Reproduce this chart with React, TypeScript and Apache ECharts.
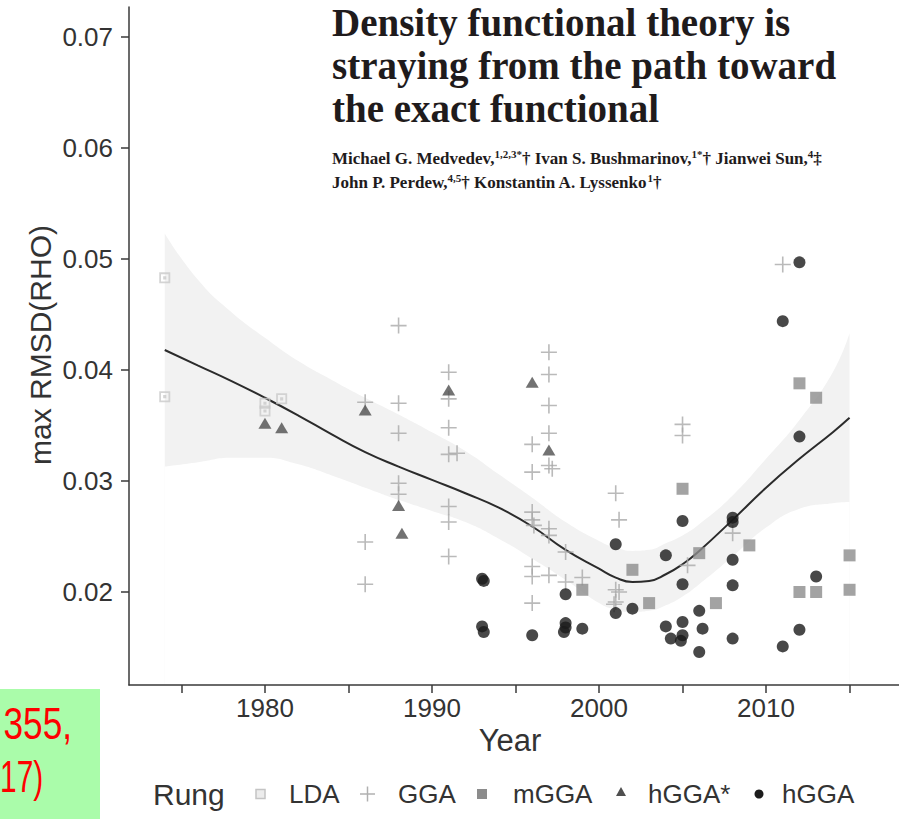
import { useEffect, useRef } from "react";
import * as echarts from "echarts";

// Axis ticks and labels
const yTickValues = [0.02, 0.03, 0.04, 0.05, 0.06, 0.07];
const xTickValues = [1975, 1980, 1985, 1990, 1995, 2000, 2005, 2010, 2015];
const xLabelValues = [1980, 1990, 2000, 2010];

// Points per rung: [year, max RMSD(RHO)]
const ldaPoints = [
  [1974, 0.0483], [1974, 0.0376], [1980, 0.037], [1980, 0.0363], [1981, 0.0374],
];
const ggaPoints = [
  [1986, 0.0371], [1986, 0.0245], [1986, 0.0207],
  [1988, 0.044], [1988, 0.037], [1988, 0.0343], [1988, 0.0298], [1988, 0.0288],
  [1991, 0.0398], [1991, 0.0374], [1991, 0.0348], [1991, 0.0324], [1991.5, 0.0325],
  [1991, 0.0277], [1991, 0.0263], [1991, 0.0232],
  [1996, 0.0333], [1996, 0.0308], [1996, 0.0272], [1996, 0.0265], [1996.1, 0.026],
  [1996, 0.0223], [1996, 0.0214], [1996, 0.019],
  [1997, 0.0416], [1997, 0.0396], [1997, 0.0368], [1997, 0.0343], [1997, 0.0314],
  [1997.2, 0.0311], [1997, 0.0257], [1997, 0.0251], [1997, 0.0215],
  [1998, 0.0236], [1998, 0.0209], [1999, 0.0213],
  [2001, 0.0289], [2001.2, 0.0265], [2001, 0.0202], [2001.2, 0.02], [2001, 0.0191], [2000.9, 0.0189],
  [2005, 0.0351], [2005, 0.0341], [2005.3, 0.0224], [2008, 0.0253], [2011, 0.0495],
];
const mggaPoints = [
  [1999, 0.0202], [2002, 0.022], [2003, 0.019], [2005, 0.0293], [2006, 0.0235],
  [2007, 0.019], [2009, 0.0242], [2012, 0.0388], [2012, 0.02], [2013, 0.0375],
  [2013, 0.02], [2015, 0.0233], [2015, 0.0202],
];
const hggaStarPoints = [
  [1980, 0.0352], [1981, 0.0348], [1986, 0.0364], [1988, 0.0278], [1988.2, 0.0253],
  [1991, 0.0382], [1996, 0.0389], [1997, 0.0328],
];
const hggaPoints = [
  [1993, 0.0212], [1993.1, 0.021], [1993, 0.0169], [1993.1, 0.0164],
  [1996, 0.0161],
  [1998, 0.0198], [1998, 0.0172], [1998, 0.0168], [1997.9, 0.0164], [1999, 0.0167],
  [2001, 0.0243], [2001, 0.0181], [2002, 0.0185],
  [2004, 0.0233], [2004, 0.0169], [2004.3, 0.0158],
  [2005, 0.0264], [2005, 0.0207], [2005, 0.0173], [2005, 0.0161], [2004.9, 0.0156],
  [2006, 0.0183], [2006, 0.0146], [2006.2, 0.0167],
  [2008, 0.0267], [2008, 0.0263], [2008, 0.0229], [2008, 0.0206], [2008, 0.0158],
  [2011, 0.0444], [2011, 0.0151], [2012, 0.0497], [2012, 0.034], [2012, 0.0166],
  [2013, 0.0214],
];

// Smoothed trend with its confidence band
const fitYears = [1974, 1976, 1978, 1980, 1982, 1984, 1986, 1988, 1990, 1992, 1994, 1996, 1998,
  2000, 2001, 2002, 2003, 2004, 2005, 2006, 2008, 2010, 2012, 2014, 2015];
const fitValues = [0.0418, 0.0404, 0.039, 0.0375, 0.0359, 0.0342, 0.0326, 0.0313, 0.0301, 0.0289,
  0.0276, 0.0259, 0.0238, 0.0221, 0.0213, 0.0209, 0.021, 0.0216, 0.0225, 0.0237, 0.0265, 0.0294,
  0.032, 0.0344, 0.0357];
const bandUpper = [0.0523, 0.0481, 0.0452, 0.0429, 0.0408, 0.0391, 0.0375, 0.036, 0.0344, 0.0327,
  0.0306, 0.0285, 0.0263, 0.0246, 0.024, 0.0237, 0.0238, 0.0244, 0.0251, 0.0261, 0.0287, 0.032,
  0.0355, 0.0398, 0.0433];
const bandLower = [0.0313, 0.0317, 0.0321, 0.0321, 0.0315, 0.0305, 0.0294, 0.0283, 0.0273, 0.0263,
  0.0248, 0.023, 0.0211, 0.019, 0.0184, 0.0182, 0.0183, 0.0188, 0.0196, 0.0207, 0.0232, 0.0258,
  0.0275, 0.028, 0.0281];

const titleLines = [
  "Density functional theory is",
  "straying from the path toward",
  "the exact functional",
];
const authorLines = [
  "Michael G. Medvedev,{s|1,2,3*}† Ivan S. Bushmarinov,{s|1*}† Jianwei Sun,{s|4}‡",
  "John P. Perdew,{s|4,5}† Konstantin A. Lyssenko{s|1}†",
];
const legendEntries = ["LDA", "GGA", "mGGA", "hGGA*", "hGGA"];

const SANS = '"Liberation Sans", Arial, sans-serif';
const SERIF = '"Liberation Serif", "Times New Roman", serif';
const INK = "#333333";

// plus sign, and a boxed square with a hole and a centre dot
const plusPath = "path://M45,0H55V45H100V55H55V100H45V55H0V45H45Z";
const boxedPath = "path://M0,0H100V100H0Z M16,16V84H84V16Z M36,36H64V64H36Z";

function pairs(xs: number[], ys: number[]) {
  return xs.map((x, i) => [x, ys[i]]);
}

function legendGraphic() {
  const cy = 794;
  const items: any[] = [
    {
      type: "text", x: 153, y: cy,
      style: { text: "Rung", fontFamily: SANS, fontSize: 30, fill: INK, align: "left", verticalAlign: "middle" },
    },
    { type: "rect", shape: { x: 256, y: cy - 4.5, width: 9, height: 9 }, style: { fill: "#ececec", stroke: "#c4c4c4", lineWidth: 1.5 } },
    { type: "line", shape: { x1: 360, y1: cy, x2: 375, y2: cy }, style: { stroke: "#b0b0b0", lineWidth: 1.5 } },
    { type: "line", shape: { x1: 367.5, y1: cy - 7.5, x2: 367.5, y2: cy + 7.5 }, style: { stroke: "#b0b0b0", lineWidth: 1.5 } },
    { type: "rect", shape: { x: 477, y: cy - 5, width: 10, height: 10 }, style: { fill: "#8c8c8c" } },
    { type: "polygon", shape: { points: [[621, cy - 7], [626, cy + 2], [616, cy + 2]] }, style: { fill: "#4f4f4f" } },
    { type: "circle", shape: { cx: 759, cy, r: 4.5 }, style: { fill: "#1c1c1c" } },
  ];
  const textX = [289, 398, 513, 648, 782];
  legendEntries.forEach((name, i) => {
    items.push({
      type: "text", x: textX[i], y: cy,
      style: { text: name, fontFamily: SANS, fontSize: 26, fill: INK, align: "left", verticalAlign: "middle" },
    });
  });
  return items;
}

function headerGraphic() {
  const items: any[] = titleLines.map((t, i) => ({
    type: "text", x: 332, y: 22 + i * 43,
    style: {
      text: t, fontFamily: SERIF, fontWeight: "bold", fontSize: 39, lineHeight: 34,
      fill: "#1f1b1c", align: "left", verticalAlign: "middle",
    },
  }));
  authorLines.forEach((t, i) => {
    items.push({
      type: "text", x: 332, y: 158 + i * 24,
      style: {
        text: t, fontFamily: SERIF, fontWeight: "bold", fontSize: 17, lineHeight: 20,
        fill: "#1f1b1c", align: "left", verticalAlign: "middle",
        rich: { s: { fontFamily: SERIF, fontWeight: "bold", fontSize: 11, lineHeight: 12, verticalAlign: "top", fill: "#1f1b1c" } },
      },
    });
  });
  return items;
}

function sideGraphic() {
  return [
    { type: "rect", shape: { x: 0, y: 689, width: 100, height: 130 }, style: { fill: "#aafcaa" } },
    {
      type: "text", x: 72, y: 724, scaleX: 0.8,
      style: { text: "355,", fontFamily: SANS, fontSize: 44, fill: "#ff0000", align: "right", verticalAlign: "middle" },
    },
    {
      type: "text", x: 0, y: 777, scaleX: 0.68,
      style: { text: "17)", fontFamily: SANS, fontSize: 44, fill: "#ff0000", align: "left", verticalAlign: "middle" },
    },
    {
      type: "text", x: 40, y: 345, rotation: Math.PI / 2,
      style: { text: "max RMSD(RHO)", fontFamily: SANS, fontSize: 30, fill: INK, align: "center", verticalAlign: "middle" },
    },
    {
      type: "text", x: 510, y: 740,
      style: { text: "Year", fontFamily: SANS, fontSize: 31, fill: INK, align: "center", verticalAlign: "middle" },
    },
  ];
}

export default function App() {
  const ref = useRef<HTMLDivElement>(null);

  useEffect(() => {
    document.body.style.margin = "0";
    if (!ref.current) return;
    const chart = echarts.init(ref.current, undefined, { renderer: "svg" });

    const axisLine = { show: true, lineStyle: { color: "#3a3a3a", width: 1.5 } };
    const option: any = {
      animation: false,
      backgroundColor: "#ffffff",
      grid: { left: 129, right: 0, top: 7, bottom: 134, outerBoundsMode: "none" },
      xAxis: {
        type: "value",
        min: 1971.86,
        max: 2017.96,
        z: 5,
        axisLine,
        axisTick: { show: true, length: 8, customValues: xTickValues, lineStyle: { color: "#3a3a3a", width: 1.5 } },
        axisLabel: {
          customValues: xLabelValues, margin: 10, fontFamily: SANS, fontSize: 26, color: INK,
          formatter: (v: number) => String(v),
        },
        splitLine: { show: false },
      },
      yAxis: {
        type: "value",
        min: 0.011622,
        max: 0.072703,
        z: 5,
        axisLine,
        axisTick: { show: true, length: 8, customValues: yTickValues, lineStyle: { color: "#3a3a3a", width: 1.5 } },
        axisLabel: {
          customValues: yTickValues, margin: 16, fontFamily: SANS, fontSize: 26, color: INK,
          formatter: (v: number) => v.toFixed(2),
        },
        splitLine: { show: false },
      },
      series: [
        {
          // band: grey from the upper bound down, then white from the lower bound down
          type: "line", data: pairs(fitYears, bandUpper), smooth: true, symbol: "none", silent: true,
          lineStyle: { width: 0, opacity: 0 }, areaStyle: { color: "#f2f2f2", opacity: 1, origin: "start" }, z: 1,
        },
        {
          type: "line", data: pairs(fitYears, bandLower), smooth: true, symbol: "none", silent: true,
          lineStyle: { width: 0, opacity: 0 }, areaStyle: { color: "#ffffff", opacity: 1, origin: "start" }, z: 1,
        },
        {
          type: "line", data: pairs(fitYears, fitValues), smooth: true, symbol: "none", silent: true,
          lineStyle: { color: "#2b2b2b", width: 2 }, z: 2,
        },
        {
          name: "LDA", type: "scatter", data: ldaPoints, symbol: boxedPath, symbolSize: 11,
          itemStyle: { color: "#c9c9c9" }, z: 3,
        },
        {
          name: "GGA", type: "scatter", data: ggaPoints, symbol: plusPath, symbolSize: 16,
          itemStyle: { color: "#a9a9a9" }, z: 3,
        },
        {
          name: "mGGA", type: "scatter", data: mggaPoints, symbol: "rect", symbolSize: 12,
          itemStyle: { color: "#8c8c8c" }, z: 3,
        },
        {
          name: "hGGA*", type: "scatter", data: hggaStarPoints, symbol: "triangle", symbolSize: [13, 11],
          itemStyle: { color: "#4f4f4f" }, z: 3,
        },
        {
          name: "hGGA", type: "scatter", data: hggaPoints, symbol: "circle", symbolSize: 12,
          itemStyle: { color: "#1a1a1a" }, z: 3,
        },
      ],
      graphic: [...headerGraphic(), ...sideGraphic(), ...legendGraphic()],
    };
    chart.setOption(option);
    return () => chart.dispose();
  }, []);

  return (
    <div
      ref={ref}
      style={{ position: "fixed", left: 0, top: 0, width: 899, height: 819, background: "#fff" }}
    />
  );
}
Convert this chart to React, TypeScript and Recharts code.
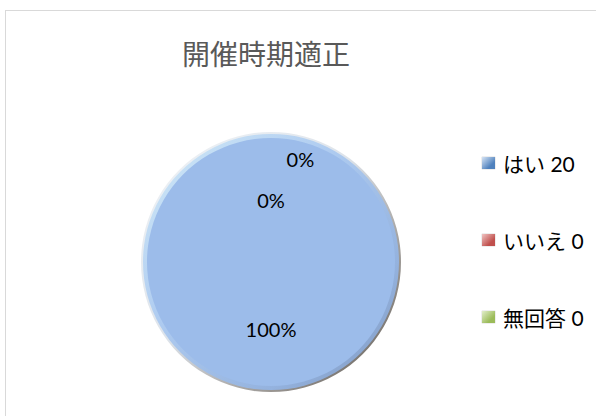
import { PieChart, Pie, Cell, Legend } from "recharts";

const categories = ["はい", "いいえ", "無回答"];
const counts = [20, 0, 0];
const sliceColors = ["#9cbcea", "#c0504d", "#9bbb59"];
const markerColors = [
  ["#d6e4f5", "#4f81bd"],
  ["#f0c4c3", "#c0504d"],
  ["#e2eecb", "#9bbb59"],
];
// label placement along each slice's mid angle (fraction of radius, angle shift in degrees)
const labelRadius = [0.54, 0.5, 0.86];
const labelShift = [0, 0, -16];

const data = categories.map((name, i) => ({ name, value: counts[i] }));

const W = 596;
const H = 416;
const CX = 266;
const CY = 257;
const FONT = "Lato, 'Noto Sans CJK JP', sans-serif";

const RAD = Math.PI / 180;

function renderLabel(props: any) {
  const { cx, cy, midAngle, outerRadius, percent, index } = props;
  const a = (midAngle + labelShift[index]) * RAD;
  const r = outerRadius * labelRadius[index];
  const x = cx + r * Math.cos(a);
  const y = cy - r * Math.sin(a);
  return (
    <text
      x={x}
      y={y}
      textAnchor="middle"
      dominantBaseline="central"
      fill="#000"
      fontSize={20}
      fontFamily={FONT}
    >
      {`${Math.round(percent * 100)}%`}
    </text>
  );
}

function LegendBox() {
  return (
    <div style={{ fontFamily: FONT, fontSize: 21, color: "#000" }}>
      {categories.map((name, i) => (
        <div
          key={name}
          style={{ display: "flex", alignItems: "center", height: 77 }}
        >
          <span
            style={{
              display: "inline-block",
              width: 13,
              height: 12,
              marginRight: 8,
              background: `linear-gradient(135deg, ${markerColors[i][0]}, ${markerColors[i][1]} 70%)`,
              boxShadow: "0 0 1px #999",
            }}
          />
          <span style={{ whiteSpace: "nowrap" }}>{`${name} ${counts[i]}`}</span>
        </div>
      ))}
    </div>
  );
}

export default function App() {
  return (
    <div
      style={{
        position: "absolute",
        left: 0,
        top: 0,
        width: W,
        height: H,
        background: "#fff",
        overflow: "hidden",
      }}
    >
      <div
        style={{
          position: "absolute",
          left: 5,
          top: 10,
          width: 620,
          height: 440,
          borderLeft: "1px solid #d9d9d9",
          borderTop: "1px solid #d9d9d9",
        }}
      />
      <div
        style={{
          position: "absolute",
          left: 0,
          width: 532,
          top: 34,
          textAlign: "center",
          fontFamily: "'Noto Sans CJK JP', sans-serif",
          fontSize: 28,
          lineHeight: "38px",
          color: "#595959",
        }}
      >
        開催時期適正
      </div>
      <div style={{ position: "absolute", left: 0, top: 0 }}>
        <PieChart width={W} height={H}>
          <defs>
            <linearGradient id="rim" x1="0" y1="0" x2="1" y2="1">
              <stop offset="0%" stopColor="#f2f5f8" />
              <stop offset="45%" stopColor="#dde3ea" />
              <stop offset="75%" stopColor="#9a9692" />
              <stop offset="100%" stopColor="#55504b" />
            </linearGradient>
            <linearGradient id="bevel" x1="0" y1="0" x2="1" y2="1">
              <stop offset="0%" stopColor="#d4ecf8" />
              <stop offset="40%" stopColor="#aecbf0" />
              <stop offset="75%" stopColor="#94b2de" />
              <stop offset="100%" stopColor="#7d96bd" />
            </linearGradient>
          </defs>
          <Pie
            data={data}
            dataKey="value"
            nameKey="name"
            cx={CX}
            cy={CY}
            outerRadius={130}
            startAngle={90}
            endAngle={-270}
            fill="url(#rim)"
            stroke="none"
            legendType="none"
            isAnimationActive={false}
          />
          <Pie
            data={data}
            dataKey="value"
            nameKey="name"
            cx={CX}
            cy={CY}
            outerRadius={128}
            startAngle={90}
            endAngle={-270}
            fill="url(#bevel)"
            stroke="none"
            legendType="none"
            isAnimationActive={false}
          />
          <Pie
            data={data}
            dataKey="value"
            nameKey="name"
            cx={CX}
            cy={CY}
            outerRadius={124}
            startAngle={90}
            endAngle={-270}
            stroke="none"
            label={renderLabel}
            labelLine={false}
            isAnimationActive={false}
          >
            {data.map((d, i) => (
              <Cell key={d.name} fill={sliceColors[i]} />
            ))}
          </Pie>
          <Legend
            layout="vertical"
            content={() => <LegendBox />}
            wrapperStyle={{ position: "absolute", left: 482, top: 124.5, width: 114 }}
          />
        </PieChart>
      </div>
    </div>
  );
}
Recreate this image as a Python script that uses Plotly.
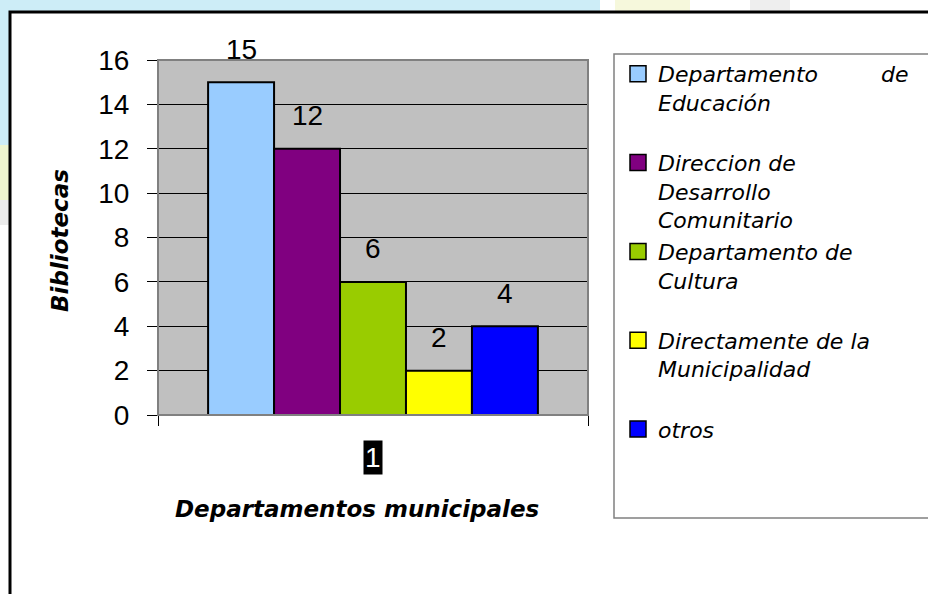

+++

▸ What is being asked:
Leave out any pictures, please, and quote only the lines from the top of the data through the line that contains "import * as".

▸ Output of the task:
Reproduce this chart with React, TypeScript and Apache ECharts.
import { useEffect, useRef } from "react";
import * as echarts from "echarts";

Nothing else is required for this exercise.